Science is Fiction: 23 Films by Jean Painleve [Criterion]: Finally this comes to DVD in the states. These are really fabulous avant-garde aquatic documentaries from the 1920s-1960s. The 3 disc collection has everything you need, including alternate soundtracks by Yo La Tengo, just in case you missed seeing them perform it live for the Webster Film Series back in 2005.
"Observe and Report", Jody Hill: I had no desire to see Seth Rogen play a mall cop but a friend dragged me to this movie. I expected another lame attempt to cash in on the recent successes of Judd Apatow. Surprisingly, I left the theatre having seen the best film of 2009 (so far). Sure, it's basically "Taxi Driver" set in a shitty mall, but it's one of the best dark (and I mean dark) comedies I've seen in quite some time. Trust me, this movie is destined to be a certified Cult Classic. You'll understand when you finally catch it on video five years from now.
The Vaselines - Enter The Vaselines [Sub Pop]: It's nice get everything the Vaselines ever did on vinyl (3 LP too!). I hope this is among the first of many nicely compiled Sub Pop Deluxe Editions.
Various Artists - Electronium: A Complete Guide to Audio Composition [unknown]: I have no idea where this release came from and apparently no one else does either. The LP came in a nice box with room for two more LPs which are to be released at a later date. It features a bunch of classic Raymond Scott analog synth bits as well as a couple of tracks from Dick Hyman and an LSD public service announcement. Let's hope those 2 additional LPs actually happen. I don't know how I'll even find them if they do.
Peter Walker - Long Lost Tapes 1970 [Tompkins Square]: Peter Walker studied with both Ali Akbar Khan and Ravi Shankar and was Timothy Leary's music director. He was an important figure of the American folk underground, but unfortunately, he only released two albums, including the wonderful "Rainy Day Raga." Walker finally dug up the tapes from this Woodstock, NY recording session for another full-length release -- 39 years delayed.

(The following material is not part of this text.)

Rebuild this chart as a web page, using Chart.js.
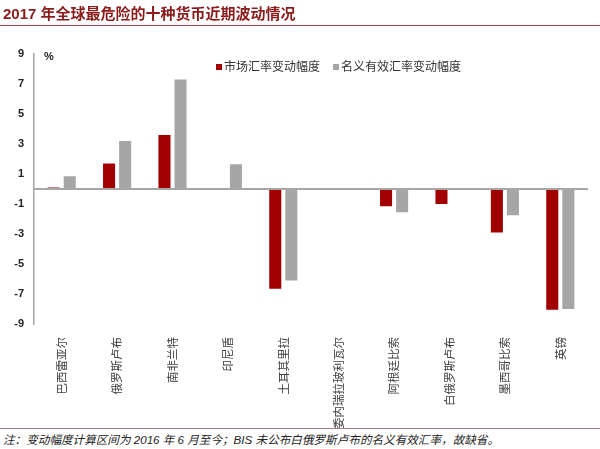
<!DOCTYPE html>
<html>
<head>
<meta charset="utf-8">
<script src="https://cdn.jsdelivr.net/npm/chart.js@4"></script>
<style>
  body { margin: 0; background: #fff; }
  #wrap { position: relative; width: 600px; height: 449px; overflow: hidden; font-family: "Liberation Sans", "Noto Sans CJK SC", sans-serif; }
  #chart { position: absolute; left: 0; top: 0; }
  .title { position: absolute; left: 3px; top: 5px; font-size: 15px; font-weight: bold; color: #8B1C1C; font-family: "Liberation Sans", "Noto Sans CJK SC", sans-serif; line-height: 18px; }
  .title-rule { position: absolute; left: 0; top: 25px; width: 600px; height: 0; border-top: 1.5px solid #A0434A; }
  .unit { position: absolute; left: 44px; top: 50px; font-size: 11px; font-weight: bold; color: #222; }
  .legend { position: absolute; top: 58px; font-size: 12px; color: #333; font-family: "Noto Sans CJK SC", sans-serif; line-height: 16px; white-space: nowrap; }
  .legend i { display: inline-block; width: 6px; height: 6px; margin-right: 2px; vertical-align: 1px; }
  .foot { position: absolute; left: 0; top: 428px; width: 600px; height: 21px; background: #fff; border-top: 1.5px solid #A87C88; }
  .foot span { position: absolute; left: 3px; top: 2px; font-size: 11.6px; font-style: italic; color: #222; font-family: "Liberation Sans", "Noto Sans CJK SC", sans-serif; white-space: nowrap; }
</style>
</head>
<body>
<div id="wrap">
  <canvas id="chart" width="600" height="449"></canvas>
  <div class="title">2017 年全球最危险的十种货币近期波动情况</div>
  <div class="title-rule"></div>
  <div class="unit">%</div>
  <div class="legend" style="left:216px"><i style="background:#A00000"></i>市场汇率变动幅度</div>
  <div class="legend" style="left:333px"><i style="background:#A6A6A6"></i>名义有效汇率变动幅度</div>
  <div class="foot"><span>注：变动幅度计算区间为 2016 年 6 月至今；BIS 未公布白俄罗斯卢布的名义有效汇率，故缺省。</span></div>
</div>
<script>
// 数据
const currencies = ["巴西雷亚尔", "俄罗斯卢布", "南非兰特", "印尼盾", "土耳其里拉", "委内瑞拉玻利瓦尔", "阿根廷比索", "白俄罗斯卢布", "墨西哥比索", "英镑"];
const marketRate = [0.1, 1.7, 3.6, null, -6.65, null, -1.15, -1.0, -2.9, -8.05];
const effectiveRate = [0.85, 3.2, 7.3, 1.65, -6.1, null, -1.55, null, -1.75, -8.0];
const yTicks = [-9, -7, -5, -3, -1, 1, 3, 5, 7, 9];

// 0 轴线
const zeroLine = {
  id: "zeroLine",
  afterDatasetsDraw(chart) {
    const { ctx, chartArea, scales } = chart;
    const y = scales.y.getPixelForValue(0);
    ctx.save();
    ctx.strokeStyle = "#A6A6A6";
    ctx.lineWidth = 2;
    ctx.beginPath();
    ctx.moveTo(chartArea.left, y);
    ctx.lineTo(chartArea.right, y);
    ctx.stroke();
    ctx.restore();
  },
};

new Chart(document.getElementById("chart"), {
  type: "bar",
  data: {
    labels: currencies,
    datasets: [
      {
        label: "市场汇率变动幅度",
        data: marketRate,
        backgroundColor: "#A00000",
        barPercentage: 0.75,
        categoryPercentage: 0.58,
      },
      {
        label: "名义有效汇率变动幅度",
        data: effectiveRate,
        backgroundColor: "#A6A6A6",
        barPercentage: 0.75,
        categoryPercentage: 0.58,
      },
    ],
  },
  options: {
    responsive: false,
    animation: false,
    layout: {
      padding: { left: 0, right: 12, top: 54, bottom: 0 },
    },
    plugins: {
      legend: { display: false },
      title: { display: false },
      tooltip: { enabled: false },
    },
    scales: {
      x: {
        grid: { display: false, drawTicks: false },
        border: { display: false },
        ticks: {
          autoSkip: false,
          maxRotation: 90,
          minRotation: 90,
          padding: 13,
          color: "#404040",
          font: { family: "'Noto Sans CJK SC', sans-serif", size: 11.5 },
        },
        afterFit(scale) {
          scale.height = 125;
        },
      },
      y: {
        min: -9,
        max: 9,
        grid: { display: false, drawTicks: false },
        border: { display: true, color: "#A6A6A6", width: 1.5 },
        afterBuildTicks(scale) {
          scale.ticks = yTicks.map((v) => ({ value: v }));
        },
        ticks: {
          padding: 10,
          color: "#222",
          font: { family: "'Liberation Sans', sans-serif", size: 11, weight: "bold" },
        },
        afterFit(scale) {
          scale.width = 34;
        },
      },
    },
  },
  plugins: [zeroLine],
});
</script>
</body>
</html>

Mississippi Records: If you ever come across any release by Mississippi, snatch it up. Their small-run vinyl-only releases are always reasonably priced (~$10) and excellently packaged. I can guarantee you'll then find them spinning on your turntable constantly. This year, I've enjoyed another installment of pre-war blues, "I Woke Up One Morning in May", and the guitar-based gospel of Bishop Perry Tillis, compiled from hours of cassette tapes and released as "In Times Like These...." I also finally found a copy of their 2008 vinyl release of "Compilation" by The Clean. They don't have a website, but a librarian at the University of North Carolina Asheville as lovingly compiled an Illustrated Discography here.
Galactic Zoo Disk: Psychedelica archivist Steve Krakow (aka Plastic Crimewave) has teamed up with Drag City to reissue several long lost psych gems this year on limited edition vinyl. I had never heard of either J.T. IV ("Cosmic Lightning") or The George Edwards Group ("38:38"), but that what makes this stuff so interesting. Krakow will continue to deliver the goods later this year with Michael Yonker's never-issued "Lovely Good". Also expect the always informative "Galactic Zoo Dossier" #8 in July.